EXERCISE DETAILS: Images are not part of the copy; transcribe all the data exactly.

>> START

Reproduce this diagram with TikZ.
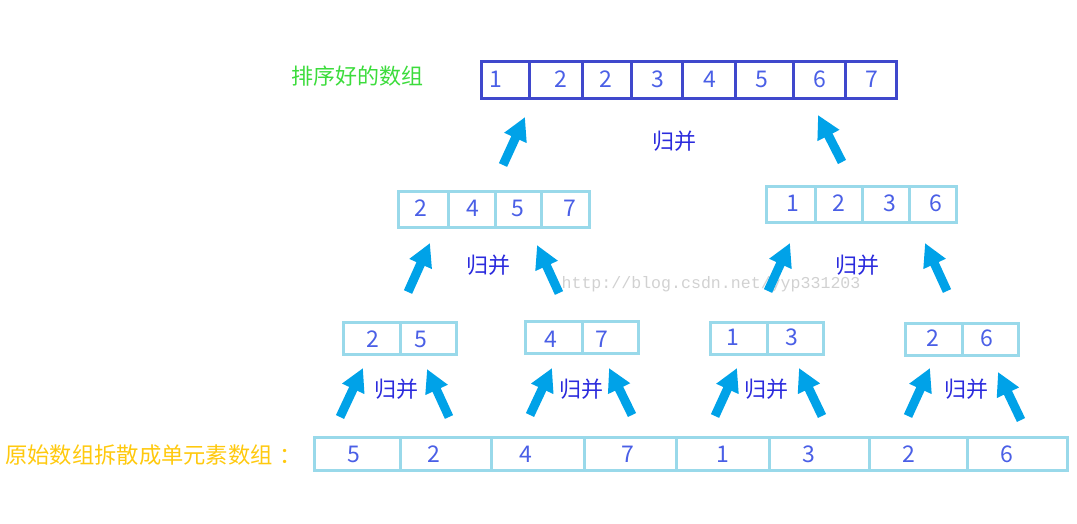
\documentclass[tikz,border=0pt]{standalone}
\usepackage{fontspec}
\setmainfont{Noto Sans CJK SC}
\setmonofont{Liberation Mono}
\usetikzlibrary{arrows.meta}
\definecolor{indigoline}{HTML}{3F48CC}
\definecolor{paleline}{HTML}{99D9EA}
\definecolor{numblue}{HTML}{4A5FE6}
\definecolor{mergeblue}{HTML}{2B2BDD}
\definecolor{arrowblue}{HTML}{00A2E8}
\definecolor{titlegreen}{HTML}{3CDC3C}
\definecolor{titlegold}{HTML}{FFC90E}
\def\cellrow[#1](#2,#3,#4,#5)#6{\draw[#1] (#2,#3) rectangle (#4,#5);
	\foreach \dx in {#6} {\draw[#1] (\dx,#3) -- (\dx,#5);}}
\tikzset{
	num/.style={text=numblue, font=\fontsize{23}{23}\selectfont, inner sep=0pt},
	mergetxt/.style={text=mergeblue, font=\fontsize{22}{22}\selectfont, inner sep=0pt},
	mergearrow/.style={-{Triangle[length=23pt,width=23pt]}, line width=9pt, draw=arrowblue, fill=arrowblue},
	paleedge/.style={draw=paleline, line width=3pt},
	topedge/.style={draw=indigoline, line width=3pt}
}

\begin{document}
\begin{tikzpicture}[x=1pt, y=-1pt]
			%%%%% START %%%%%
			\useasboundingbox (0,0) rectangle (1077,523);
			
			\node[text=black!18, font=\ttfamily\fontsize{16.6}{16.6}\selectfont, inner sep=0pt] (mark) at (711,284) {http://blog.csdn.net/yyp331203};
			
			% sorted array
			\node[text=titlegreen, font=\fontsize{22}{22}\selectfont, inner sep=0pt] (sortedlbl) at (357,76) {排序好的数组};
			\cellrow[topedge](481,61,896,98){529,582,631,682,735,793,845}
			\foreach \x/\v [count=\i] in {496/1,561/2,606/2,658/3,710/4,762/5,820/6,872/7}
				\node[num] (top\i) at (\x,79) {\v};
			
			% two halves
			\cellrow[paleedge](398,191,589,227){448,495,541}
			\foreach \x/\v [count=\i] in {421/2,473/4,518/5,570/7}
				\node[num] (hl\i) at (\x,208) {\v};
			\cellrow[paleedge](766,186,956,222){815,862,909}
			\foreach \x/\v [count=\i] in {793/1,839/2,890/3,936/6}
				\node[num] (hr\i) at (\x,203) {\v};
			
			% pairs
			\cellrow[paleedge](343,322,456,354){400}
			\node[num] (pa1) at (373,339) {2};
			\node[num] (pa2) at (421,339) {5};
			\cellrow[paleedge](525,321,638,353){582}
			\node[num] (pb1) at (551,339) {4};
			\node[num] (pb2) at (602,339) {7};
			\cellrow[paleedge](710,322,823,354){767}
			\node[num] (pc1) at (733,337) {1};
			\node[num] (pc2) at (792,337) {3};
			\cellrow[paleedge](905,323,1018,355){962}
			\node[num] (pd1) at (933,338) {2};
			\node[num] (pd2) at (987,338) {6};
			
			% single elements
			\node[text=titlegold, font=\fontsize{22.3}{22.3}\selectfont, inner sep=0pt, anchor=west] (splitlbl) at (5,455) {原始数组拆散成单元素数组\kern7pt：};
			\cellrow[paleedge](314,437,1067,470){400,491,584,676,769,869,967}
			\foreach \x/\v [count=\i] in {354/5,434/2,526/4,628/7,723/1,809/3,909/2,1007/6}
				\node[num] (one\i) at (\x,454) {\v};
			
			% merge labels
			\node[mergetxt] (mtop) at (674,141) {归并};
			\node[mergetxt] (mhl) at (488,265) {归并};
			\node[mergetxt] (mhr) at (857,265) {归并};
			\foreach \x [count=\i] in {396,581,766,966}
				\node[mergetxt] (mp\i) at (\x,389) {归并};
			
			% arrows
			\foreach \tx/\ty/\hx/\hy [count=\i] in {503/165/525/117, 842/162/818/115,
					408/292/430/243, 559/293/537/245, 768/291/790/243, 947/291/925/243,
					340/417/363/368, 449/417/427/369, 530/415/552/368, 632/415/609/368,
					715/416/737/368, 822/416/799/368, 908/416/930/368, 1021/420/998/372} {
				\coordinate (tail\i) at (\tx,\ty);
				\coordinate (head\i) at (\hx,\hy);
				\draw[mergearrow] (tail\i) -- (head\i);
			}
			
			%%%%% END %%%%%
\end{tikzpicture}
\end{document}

>> END

EXPECTED ANSWER:
Reproduce this diagram with TikZ.
\documentclass[tikz,border=0pt]{standalone}
\usepackage{fontspec}
\setmainfont{Noto Sans CJK SC}
\setmonofont{Liberation Mono}
\usetikzlibrary{arrows.meta}
\definecolor{indigoline}{HTML}{3F48CC}
\definecolor{paleline}{HTML}{99D9EA}
\definecolor{numblue}{HTML}{4A5FE6}
\definecolor{mergeblue}{HTML}{2B2BDD}
\definecolor{arrowblue}{HTML}{00A2E8}
\definecolor{titlegreen}{HTML}{3CDC3C}
\definecolor{titlegold}{HTML}{FFC90E}
\def\cellrow[#1](#2,#3,#4,#5)#6{\draw[#1] (#2,#3) rectangle (#4,#5);
	\foreach \dx in {#6} {\draw[#1] (\dx,#3) -- (\dx,#5);}}
\tikzset{
	num/.style={text=numblue, font=\fontsize{23}{23}\selectfont, inner sep=0pt},
	mergetxt/.style={text=mergeblue, font=\fontsize{22}{22}\selectfont, inner sep=0pt},
	mergearrow/.style={-{Triangle[length=23pt,width=23pt]}, line width=9pt, draw=arrowblue, fill=arrowblue},
	paleedge/.style={draw=paleline, line width=3pt},
	topedge/.style={draw=indigoline, line width=3pt}
}

\begin{document}
\begin{tikzpicture}[x=1pt, y=-1pt]
			%%%%% START %%%%%
			\useasboundingbox (0,0) rectangle (1077,523);
			
			\node[text=black!18, font=\ttfamily\fontsize{16.6}{16.6}\selectfont, inner sep=0pt] (mark) at (711,284) {http://blog.csdn.net/yyp331203};
			
			% sorted array
			\node[text=titlegreen, font=\fontsize{22}{22}\selectfont, inner sep=0pt] (sortedlbl) at (357,76) {排序好的数组};
			\cellrow[topedge](481,61,896,98){529,582,631,682,735,793,845}
			\foreach \x/\v [count=\i] in {496/1,561/2,606/2,658/3,710/4,762/5,820/6,872/7}
				\node[num] (top\i) at (\x,79) {\v};
			
			% two halves
			\cellrow[paleedge](398,191,589,227){448,495,541}
			\foreach \x/\v [count=\i] in {421/2,473/4,518/5,570/7}
				\node[num] (hl\i) at (\x,208) {\v};
			\cellrow[paleedge](766,186,956,222){815,862,909}
			\foreach \x/\v [count=\i] in {793/1,839/2,890/3,936/6}
				\node[num] (hr\i) at (\x,203) {\v};
			
			% pairs
			\cellrow[paleedge](343,322,456,354){400}
			\node[num] (pa1) at (373,339) {2};
			\node[num] (pa2) at (421,339) {5};
			\cellrow[paleedge](525,321,638,353){582}
			\node[num] (pb1) at (551,339) {4};
			\node[num] (pb2) at (602,339) {7};
			\cellrow[paleedge](710,322,823,354){767}
			\node[num] (pc1) at (733,337) {1};
			\node[num] (pc2) at (792,337) {3};
			\cellrow[paleedge](905,323,1018,355){962}
			\node[num] (pd1) at (933,338) {2};
			\node[num] (pd2) at (987,338) {6};
			
			% single elements
			\node[text=titlegold, font=\fontsize{22.3}{22.3}\selectfont, inner sep=0pt, anchor=west] (splitlbl) at (5,455) {原始数组拆散成单元素数组\kern7pt：};
			\cellrow[paleedge](314,437,1067,470){400,491,584,676,769,869,967}
			\foreach \x/\v [count=\i] in {354/5,434/2,526/4,628/7,723/1,809/3,909/2,1007/6}
				\node[num] (one\i) at (\x,454) {\v};
			
			% merge labels
			\node[mergetxt] (mtop) at (674,141) {归并};
			\node[mergetxt] (mhl) at (488,265) {归并};
			\node[mergetxt] (mhr) at (857,265) {归并};
			\foreach \x [count=\i] in {396,581,766,966}
				\node[mergetxt] (mp\i) at (\x,389) {归并};
			
			% arrows
			\foreach \tx/\ty/\hx/\hy [count=\i] in {503/165/525/117, 842/162/818/115,
					408/292/430/243, 559/293/537/245, 768/291/790/243, 947/291/925/243,
					340/417/363/368, 449/417/427/369, 530/415/552/368, 632/415/609/368,
					715/416/737/368, 822/416/799/368, 908/416/930/368, 1021/420/998/372} {
				\coordinate (tail\i) at (\tx,\ty);
				\coordinate (head\i) at (\hx,\hy);
				\draw[mergearrow] (tail\i) -- (head\i);
			}
			
			%%%%% END %%%%%
\end{tikzpicture}
\end{document}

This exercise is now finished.